さて、新月後、太陽は11/16に木星とトラインになり、11/18〜19には海王星や天王星とアスペクトします。ちょうど新月の頃これらの天体は水星とアスペクトし今回の新月全体のテーマを決めています。議論されていた斬新なヴィジョンや理想をこのタイミングでリーダーシップがピックアップするかもしれません。
その他のアスペクト
新月以外の天体の動きに注目すると、この新月の期間に長期的な流れの中で重要な社会天体の動きは11/7の海王星、そして11/19の木星の順行です。方向を変える前後は速度が落ちているので影響が目立ってくることが予測されます。
では、より動きの早い天体に注目してみましょう。最初に注目するのは水星の動きです。水星は新月直前から直後にかけて木星や海王星、天王星に次々とアスペクトします。このため今回の新月図の中でもっともアスペクトの多い天体になっています。今月は水星の象徴する知性や情報交換などが多くの新しい展開の元を作っていきそうです。特に水星は11/9に射手座に入りますが、するとさらに表立った情報交換が活性化するかもしれません。水星は射手座に入ったあとも11/18の土星、21の火星、25〜28には再度木星、海王星、天王星と次々とアスペクトを形成していきます。とても活発に動く様子が想像できるでしょう。
10/8から約40日間逆行していた金星は、11/19に順行に戻ります。しかし、今回の新月期間には金星はほとんど他の天体とアスペクトを形成しません。期間の最後の12/2にやっと、今月もっともアスペクトの多い水星とセクスタイルを形成します。孤独に振り返り重要性を確認してきた価値観はここでようやくコミュニケーションの次元へと引っ張り出されてくるのです。

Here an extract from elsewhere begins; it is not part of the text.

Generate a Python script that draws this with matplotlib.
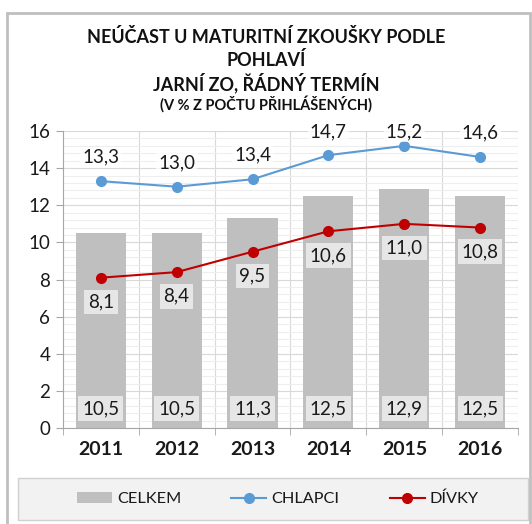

実行部隊の火星は、11/15に土星とセクスタイルになります。保守的な勢力は主張をしやすくなるかもしれません。ルールやシステムを尊重した行動が行われそうです。11/21には火星は水星とセクスタイルになります。計画の実行や熱の入ったコミュニケーションの様子が想像できます。さらに11/29から12/3にかけて火星は水星がアスペクトしていた木星、海王星、天王星と次々とアスペクトします。この頃に斬新なヴィジョンを行動に移す人が出てくるかもしれませんね。
天体の方向転換やイングレス
太陽と月以外の惑星は、ときどき地球からの見た目の進行方向を変えます。進行方向を変える際には天体はとてもゆっくりと動き、その天体の働きが世の中のさまざまな動きの中に顕著に反映されるかもしれません。今回の新月の期間には、11/7には海王星が順行に戻り、11/19には木星も順行に戻ります。さらに、10/8から逆行をしていた金星も11/19に順行に戻ります。海王星は複数で共有する理想をイメージすることに関わります。逆行していた期間は、そのような理想のイメージ化の際にそれぞれが個人的な立場を優先しがちになりやすくなっていたかもしれませんが、順応に戻るとみんなの理想を共有しやすくなるかもしれませんね。木星は哲学やよりよい社会のヴィジョンの共有に関連します。その次元でも似たようなニュアンスの変化があるかもしれません。いずれにしろ方向転換の数日間はそれらの天体の象徴が働きやすくなります。金星は美意識やバランス感覚、協力関係などに関わります。このため金星の逆行期間には昔好きだったものや人を思い出しやすくなっていたかもしれません。順行に戻ったとき、その価値観をどう現状に生かすのかという工夫が始まるかもしれませんね。
また、天体(特にゆっくり動くもの)の運行するサインの変化も人々が注目しやすいテーマを変化させます。今回の新月の期間には火星より遠い天体でサインを変えるものはありません。
今回の新月図の期間は、このような動きを意識しながら、「ものごとの自然な成長を尊重しながらも必要な根本的な変化を地道に深い次元で起こそうという努力が行われていく」という蠍座と牡牛座のやりとりの特徴をうまく進めることを心がけていくとよいかもしれません。これらのテーマが身近なところから経済/政治の動きなど社会的な次元までいろいろな側面でどんなふうに反映されるか注目していきましょう。